**Required work**
Transcribe the whole listing without a single picture.
** Start Provided material **
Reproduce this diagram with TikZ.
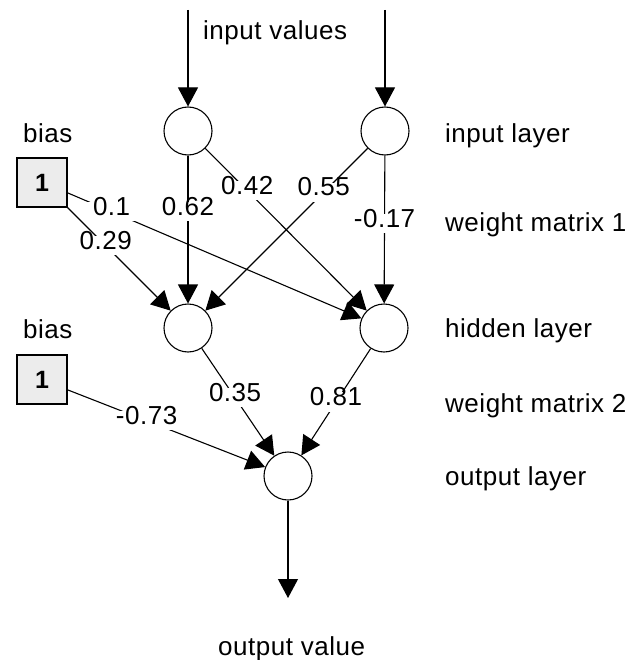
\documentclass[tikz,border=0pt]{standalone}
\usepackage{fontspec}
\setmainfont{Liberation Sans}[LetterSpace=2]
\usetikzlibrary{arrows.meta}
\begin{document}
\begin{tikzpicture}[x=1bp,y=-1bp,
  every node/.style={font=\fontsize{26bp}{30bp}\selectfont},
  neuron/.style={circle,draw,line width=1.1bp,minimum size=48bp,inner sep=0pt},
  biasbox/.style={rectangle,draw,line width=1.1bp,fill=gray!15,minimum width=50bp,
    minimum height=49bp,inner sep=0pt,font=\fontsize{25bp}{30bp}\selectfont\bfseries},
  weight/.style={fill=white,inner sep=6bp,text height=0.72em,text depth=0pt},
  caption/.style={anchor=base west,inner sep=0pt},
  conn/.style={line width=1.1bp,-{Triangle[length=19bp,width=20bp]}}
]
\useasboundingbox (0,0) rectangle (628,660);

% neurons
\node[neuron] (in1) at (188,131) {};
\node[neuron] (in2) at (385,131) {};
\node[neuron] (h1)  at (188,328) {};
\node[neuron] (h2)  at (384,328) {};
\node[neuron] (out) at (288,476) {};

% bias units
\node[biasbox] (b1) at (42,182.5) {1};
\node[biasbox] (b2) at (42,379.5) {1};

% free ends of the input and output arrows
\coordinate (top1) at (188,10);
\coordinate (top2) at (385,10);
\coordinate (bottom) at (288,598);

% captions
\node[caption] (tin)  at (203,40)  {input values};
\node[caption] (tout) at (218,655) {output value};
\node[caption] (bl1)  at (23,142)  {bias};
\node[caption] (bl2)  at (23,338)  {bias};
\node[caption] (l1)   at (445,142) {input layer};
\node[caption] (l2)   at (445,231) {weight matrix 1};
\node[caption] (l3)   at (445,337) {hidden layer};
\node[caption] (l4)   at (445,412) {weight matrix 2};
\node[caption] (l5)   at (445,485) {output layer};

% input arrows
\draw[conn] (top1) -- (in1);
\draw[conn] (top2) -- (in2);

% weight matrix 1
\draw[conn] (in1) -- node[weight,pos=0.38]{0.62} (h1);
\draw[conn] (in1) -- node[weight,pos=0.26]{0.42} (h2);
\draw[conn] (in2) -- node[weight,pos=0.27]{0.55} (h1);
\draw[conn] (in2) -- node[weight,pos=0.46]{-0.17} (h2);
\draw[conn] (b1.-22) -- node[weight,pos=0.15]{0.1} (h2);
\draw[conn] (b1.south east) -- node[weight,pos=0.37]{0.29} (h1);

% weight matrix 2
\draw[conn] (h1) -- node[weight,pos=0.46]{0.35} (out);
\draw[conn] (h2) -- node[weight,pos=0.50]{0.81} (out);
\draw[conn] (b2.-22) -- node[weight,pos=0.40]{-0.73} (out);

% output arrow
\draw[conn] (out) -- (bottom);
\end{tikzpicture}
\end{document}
** End Provided material **
**Exercise output**
Reproduce this diagram with TikZ.
\documentclass[tikz,border=0pt]{standalone}
\usepackage{fontspec}
\setmainfont{Liberation Sans}[LetterSpace=2]
\usetikzlibrary{arrows.meta}
\begin{document}
\begin{tikzpicture}[x=1bp,y=-1bp,
  every node/.style={font=\fontsize{26bp}{30bp}\selectfont},
  neuron/.style={circle,draw,line width=1.1bp,minimum size=48bp,inner sep=0pt},
  biasbox/.style={rectangle,draw,line width=1.1bp,fill=gray!15,minimum width=50bp,
    minimum height=49bp,inner sep=0pt,font=\fontsize{25bp}{30bp}\selectfont\bfseries},
  weight/.style={fill=white,inner sep=6bp,text height=0.72em,text depth=0pt},
  caption/.style={anchor=base west,inner sep=0pt},
  conn/.style={line width=1.1bp,-{Triangle[length=19bp,width=20bp]}}
]
\useasboundingbox (0,0) rectangle (628,660);

% neurons
\node[neuron] (in1) at (188,131) {};
\node[neuron] (in2) at (385,131) {};
\node[neuron] (h1)  at (188,328) {};
\node[neuron] (h2)  at (384,328) {};
\node[neuron] (out) at (288,476) {};

% bias units
\node[biasbox] (b1) at (42,182.5) {1};
\node[biasbox] (b2) at (42,379.5) {1};

% free ends of the input and output arrows
\coordinate (top1) at (188,10);
\coordinate (top2) at (385,10);
\coordinate (bottom) at (288,598);

% captions
\node[caption] (tin)  at (203,40)  {input values};
\node[caption] (tout) at (218,655) {output value};
\node[caption] (bl1)  at (23,142)  {bias};
\node[caption] (bl2)  at (23,338)  {bias};
\node[caption] (l1)   at (445,142) {input layer};
\node[caption] (l2)   at (445,231) {weight matrix 1};
\node[caption] (l3)   at (445,337) {hidden layer};
\node[caption] (l4)   at (445,412) {weight matrix 2};
\node[caption] (l5)   at (445,485) {output layer};

% input arrows
\draw[conn] (top1) -- (in1);
\draw[conn] (top2) -- (in2);

% weight matrix 1
\draw[conn] (in1) -- node[weight,pos=0.38]{0.62} (h1);
\draw[conn] (in1) -- node[weight,pos=0.26]{0.42} (h2);
\draw[conn] (in2) -- node[weight,pos=0.27]{0.55} (h1);
\draw[conn] (in2) -- node[weight,pos=0.46]{-0.17} (h2);
\draw[conn] (b1.-22) -- node[weight,pos=0.15]{0.1} (h2);
\draw[conn] (b1.south east) -- node[weight,pos=0.37]{0.29} (h1);

% weight matrix 2
\draw[conn] (h1) -- node[weight,pos=0.46]{0.35} (out);
\draw[conn] (h2) -- node[weight,pos=0.50]{0.81} (out);
\draw[conn] (b2.-22) -- node[weight,pos=0.40]{-0.73} (out);

% output arrow
\draw[conn] (out) -- (bottom);
\end{tikzpicture}
\end{document}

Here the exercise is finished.